* DIRECTIVE *
Repeat word for word the lines from the top of the records through the line containing "import pandas as pd", and skip the pictures.

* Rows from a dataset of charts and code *
## Start

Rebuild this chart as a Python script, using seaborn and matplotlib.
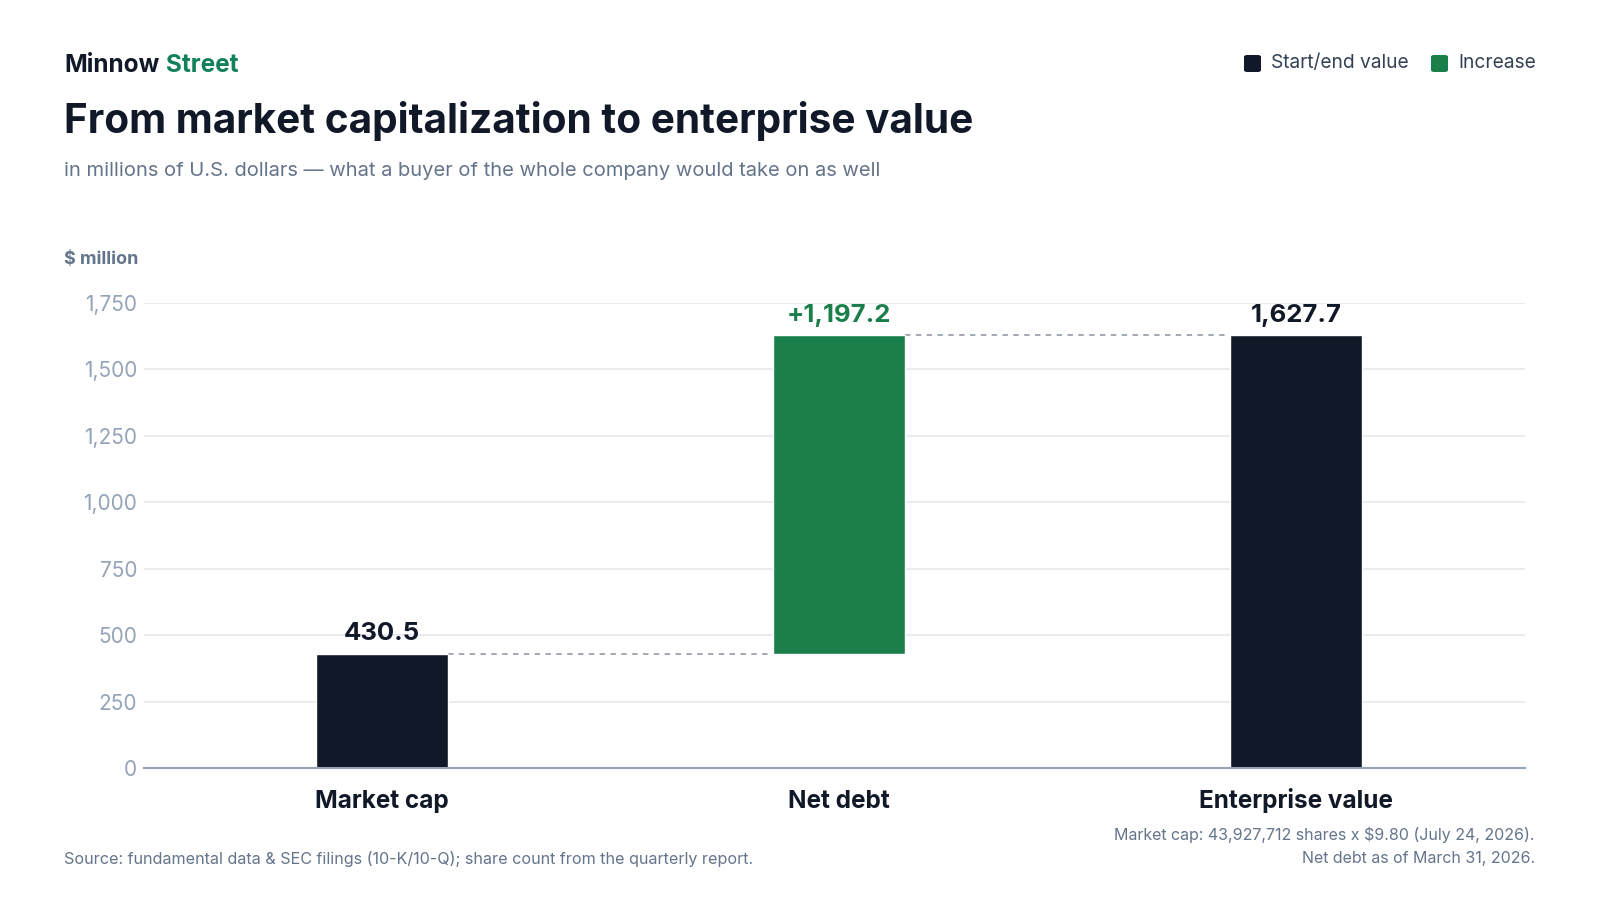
import matplotlib
matplotlib.use("Agg")
import matplotlib.pyplot as plt
import seaborn as sns
import pandas as pd

# data
categories = ["Market cap", "Net debt", "Enterprise value"]
values = [430.5, 1197.2, 1627.7]
kinds = ["total", "increase", "total"]
value_labels = ["430.5", "+1,197.2", "1,627.7"]
y_ticks = [0, 250, 500, 750, 1000, 1250, 1500, 1750]

DARK = "#111827"
GREEN = "#1b7f4c"
BRAND_GREEN = "#11805c"
GRAY_TEXT = "#64748b"
TICK_GRAY = "#94a3b8"

sns.set_theme(style="white")
plt.rcParams["font.family"] = ["Inter", "DejaVu Sans"]

df = pd.DataFrame({"category": categories, "value": values, "kind": kinds})

fig = plt.figure(figsize=(16, 9), dpi=100)
ax = fig.add_axes([0.09, 0.1467, 0.863, 0.5167])

sns.barplot(data=df, x="category", y="value", hue="kind",
            palette={"total": DARK, "increase": GREEN}, saturation=1,
            width=0.288, dodge=False, legend=False, ax=ax, zorder=3)

# waterfall: running bottoms
bottoms = []
running = 0
for v, k in zip(values, kinds):
    if k == "increase":
        bottoms.append(running)
        running += v
    else:
        bottoms.append(0)
        running = v

bars = [p for p in ax.patches if p.get_height() > 0]
bars.sort(key=lambda p: p.get_x())
for p, b in zip(bars, bottoms):
    p.set_y(b)

# connectors
tops = [b + v for b, v in zip(bottoms, values)]
for i in range(len(bars) - 1):
    x0 = bars[i].get_x() + bars[i].get_width()
    x1 = bars[i + 1].get_x()
    ax.plot([x0, x1], [tops[i], tops[i]], ls=(0, (3, 3)), color="#9ca3af",
            lw=1.3, zorder=2)

# value labels
for p, t, lab, k in zip(bars, tops, value_labels, kinds):
    ax.text(p.get_x() + p.get_width() / 2, t + 32, lab, ha="center", va="bottom",
            fontsize=18.5, fontweight="bold", color=GREEN if k == "increase" else DARK,
            zorder=4)

ax.set_xlim(-0.52, 2.50)
ax.set_ylim(0, 1750)
ax.set_yticks(y_ticks)
ax.set_yticklabels([f"{t:,}" for t in y_ticks], fontsize=15, color=TICK_GRAY)
ax.tick_params(axis="y", length=0, pad=5)
ax.set_xticks(range(len(categories)))
ax.set_xticklabels([])
ax.tick_params(axis="x", length=0)
for i, c in enumerate(categories):
    ax.text(i, -0.086, c, transform=ax.get_xaxis_transform(), ha="center",
            va="baseline", fontsize=17.5, fontweight="bold", color=DARK)
ax.set_xlabel("")
ax.set_ylabel("")
ax.grid(axis="y", color="#e5e7eb", lw=1.2, zorder=0)
ax.set_axisbelow(True)
for s in ["top", "right", "left"]:
    ax.spines[s].set_visible(False)
ax.spines["bottom"].set_color(TICK_GRAY)
ax.spines["bottom"].set_linewidth(1.5)
ax.spines["bottom"].set_zorder(5)

# header
fig.text(0.04, 1 - 65 / 900, "Minnow", fontsize=17.5, fontweight="bold",
         color=DARK, va="center", ha="left")
fig.text(0.1035, 1 - 65 / 900, "Street", fontsize=17.5, fontweight="bold",
         color=BRAND_GREEN, va="center", ha="left")
fig.text(0.04, 1 - 121 / 900, "From market capitalization to enterprise value",
         fontsize=29.2, fontweight="bold", color=DARK, va="center", ha="left")
fig.text(0.04, 1 - 171 / 900,
         "in millions of U.S. dollars \u2014 what a buyer of the whole company would take on as well",
         fontsize=14.5, color=GRAY_TEXT, va="center", ha="left")
fig.text(0.04, 1 - 259 / 900, "$ million", fontsize=13, fontweight="bold",
         color=GRAY_TEXT, va="center", ha="left")

# legend
legend_items = [("Start/end value", DARK, 1253), ("Increase", GREEN, 1440)]
for label, color, xpx in legend_items:
    sq = matplotlib.patches.FancyBboxPatch(
        ((xpx - 9) / 1600, 1 - 72 / 900), 17 / 1600, 17 / 900,
        boxstyle="round,pad=0,rounding_size=0.002", transform=fig.transFigure,
        facecolor=color, edgecolor="none")
    fig.patches.append(sq)
    fig.text((xpx + 18) / 1600, 1 - 63 / 900, label, fontsize=13.8, color="#334155",
             va="center", ha="left")

# footer
fig.text(0.04, 1 - 859 / 900,
         "Source: fundamental data & SEC filings (10-K/10-Q); share count from the quarterly report.",
         fontsize=11.6, color=GRAY_TEXT, va="center", ha="left")
fig.text(1535 / 1600, 1 - 835 / 900,
         "Market cap: 43,927,712 shares x $9.80 (July 24, 2026).",
         fontsize=11.5, color=GRAY_TEXT, va="center", ha="right")
fig.text(1535 / 1600, 1 - 859 / 900, "Net debt as of March 31, 2026.",
         fontsize=11.5, color=GRAY_TEXT, va="center", ha="right")

fig.savefig("out.png", dpi=100, facecolor="white")
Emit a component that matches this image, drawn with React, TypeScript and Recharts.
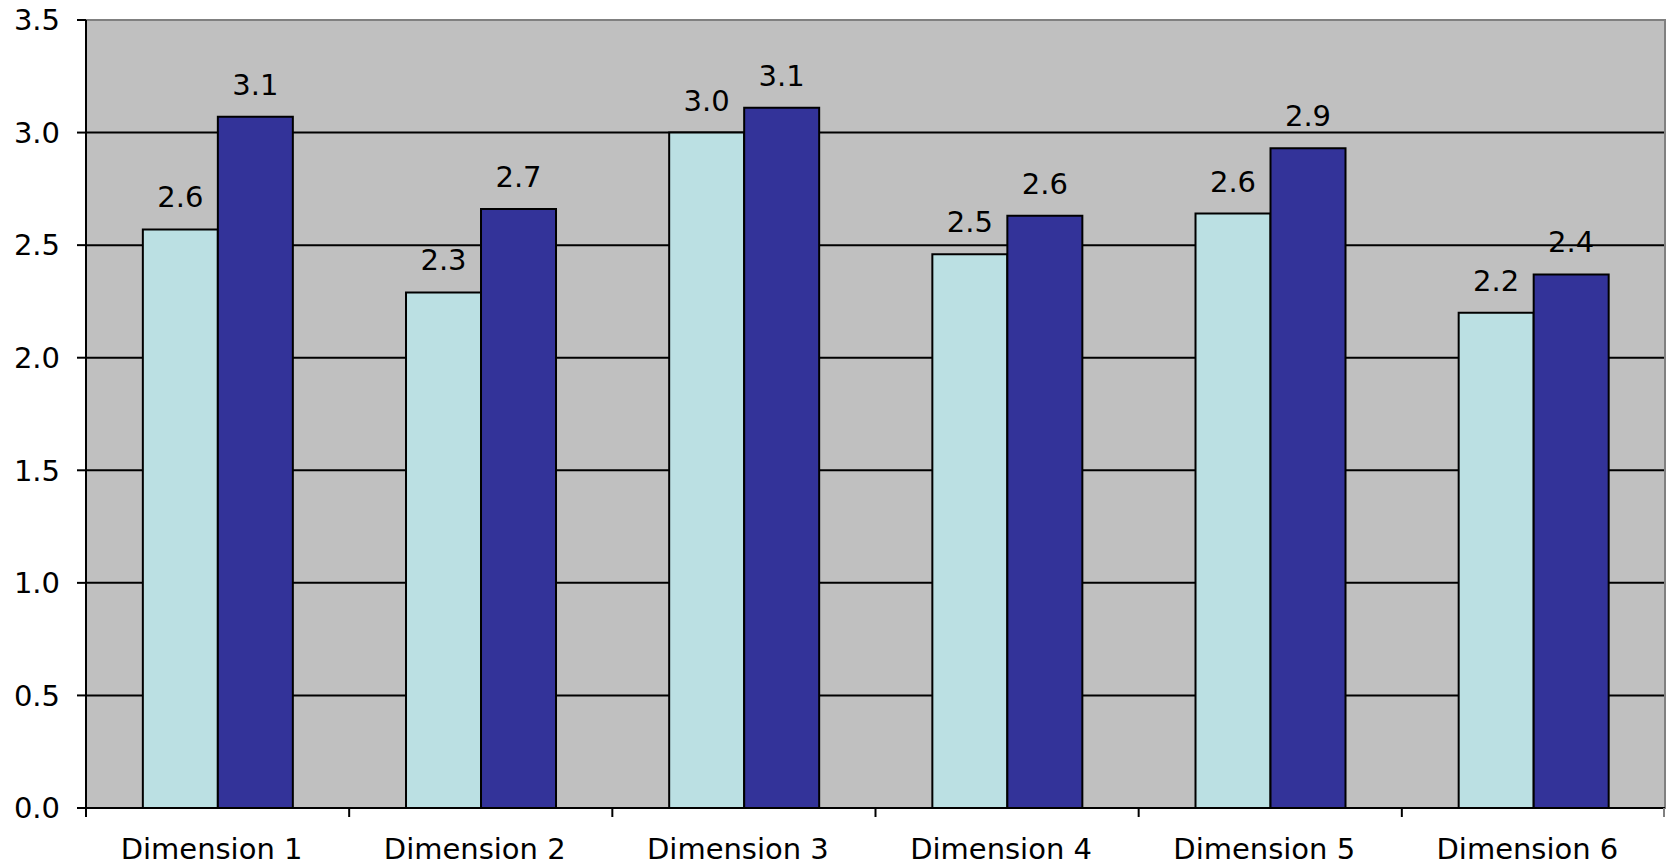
import React from 'react';
import { BarChart, Bar, XAxis, YAxis, CartesianGrid, LabelList, ReferenceArea } from 'recharts';

const categories = ['Dimension 1', 'Dimension 2', 'Dimension 3', 'Dimension 4', 'Dimension 5', 'Dimension 6'];
const seriesA = [2.57, 2.29, 3.0, 2.46, 2.64, 2.2];
const seriesB = [3.07, 2.66, 3.11, 2.63, 2.93, 2.37];
const yTicks = [0, 0.5, 1.0, 1.5, 2.0, 2.5, 3.0, 3.5];

const data = categories.map((c, i) => ({ name: c, a: seriesA[i], b: seriesB[i] }));

const W = 1666;
const H = 866;
const MARGIN = { top: 20, right: 1, bottom: 0, left: 0 };
const Y_W = 86;
const X_H = 58;
const FONT = '"DejaVu Sans", Verdana, sans-serif';
const FS = 29;
const BAND = (W - MARGIN.left - MARGIN.right - Y_W) / categories.length;

const XTick = (props: any) => {
  const { x, y, payload, index } = props;
  const left = x - BAND / 2;
  const right = x + BAND / 2;
  return (
    <g>
      <line x1={left} x2={left} y1={y - 9} y2={y} stroke="#000" strokeWidth={2} />
      {index === categories.length - 1 && (
        <line x1={right - 1} x2={right - 1} y1={y - 9} y2={y} stroke="#808080" strokeWidth={2} />
      )}
      <text x={x - 6} y={y + 42} textAnchor="middle" fontSize={FS} fontFamily={FONT} fill="#000">
        {payload.value}
      </text>
    </g>
  );
};

export default function App() {
  return (
    <div style={{ position: 'absolute', left: 0, top: 0, width: W, height: H, background: '#fff' }}>
      <BarChart width={W} height={H} data={data} margin={MARGIN} barCategoryGap="21.6%" barGap={0}>
        <CartesianGrid vertical={false} fill="#c0c0c0" stroke="#000" strokeWidth={2} fillOpacity={1} />
        <ReferenceArea y1={0} y2={3.5} fill="none" stroke="#808080" strokeWidth={2} ifOverflow="visible" />
        <XAxis
          dataKey="name"
          height={X_H}
          axisLine={{ stroke: '#000', strokeWidth: 2 }}
          tickLine={false}
          tickSize={9}
          tickMargin={0}
          tick={<XTick />}
          interval={0}
        />
        <YAxis
          width={Y_W}
          domain={[0, 3.5]}
          ticks={yTicks}
          interval={0}
          tickFormatter={(v: number) => v.toFixed(1)}
          axisLine={{ stroke: '#000', strokeWidth: 2 }}
          tickLine={{ stroke: '#000', strokeWidth: 2 }}
          tickSize={9}
          tickMargin={17}
          tick={{ fontSize: FS, fontFamily: FONT, fill: '#000' }}
        />
        <Bar dataKey="a" fill="#bbe0e3" stroke="#000" strokeWidth={2} isAnimationActive={false}>
          <LabelList dataKey="a" position="top" offset={22} formatter={(v: any) => Number(v).toFixed(1)} style={{ fontSize: FS, fontFamily: FONT, fill: '#000' }} />
        </Bar>
        <Bar dataKey="b" fill="#333399" stroke="#000" strokeWidth={2} isAnimationActive={false}>
          <LabelList dataKey="b" position="top" offset={22} formatter={(v: any) => Number(v).toFixed(1)} style={{ fontSize: FS, fontFamily: FONT, fill: '#000' }} />
        </Bar>
      </BarChart>
    </div>
  );
}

## End

* FULL OUTPUT *
Rebuild this chart as a Python script, using seaborn and matplotlib.
import matplotlib
matplotlib.use("Agg")
import matplotlib.pyplot as plt
import seaborn as sns
import pandas as pd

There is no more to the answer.